Comment by freedomben

Comment by freedomben 16 hours ago

4 replies

I had the same thought. Makes me think we're getting old and the old ways of the web just aren't known as widely anymore.

I've had to do this several times in the past because the customer firewall blocks google domains, and it never required a second thought. The only question I had was around the legality of doing so (which I checked on).
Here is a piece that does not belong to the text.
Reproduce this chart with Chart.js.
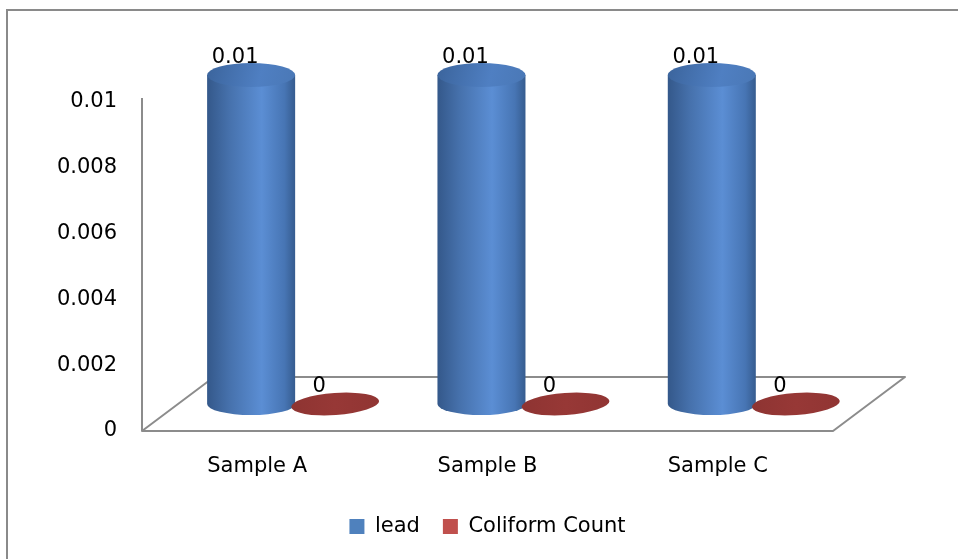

Once I verified that, it was about 2 minutes of wget (or curl) the file down, stick in a static web server, and update the links in the HTML page and Bob's your Uncle

jrm4 15 hours ago

I'm a lawyer so an example something I WOULD NEVER SAY IN EARNEST, but I perhaps would if I wasn't might be:

"And perhaps even the idea of having to think about the legality of such things is part of the problem, I can remember when we'd just DO IT."

:)

jraph 15 hours ago

And it's legal because Google Fonts hosts open source fonts exclusively :-)

  • xp84 11 hours ago

    I would almost agree, but I wouldn't want to assert that confidently without an attorney since there could be some attribution obligation or something. After all, "open source" != "public domain"

    • jraph 11 hours ago

      Attribution is required by almost all licenses even permissive indeed.

      I'm not sure that it matters that you or Google hosts it. Same as any free software actually.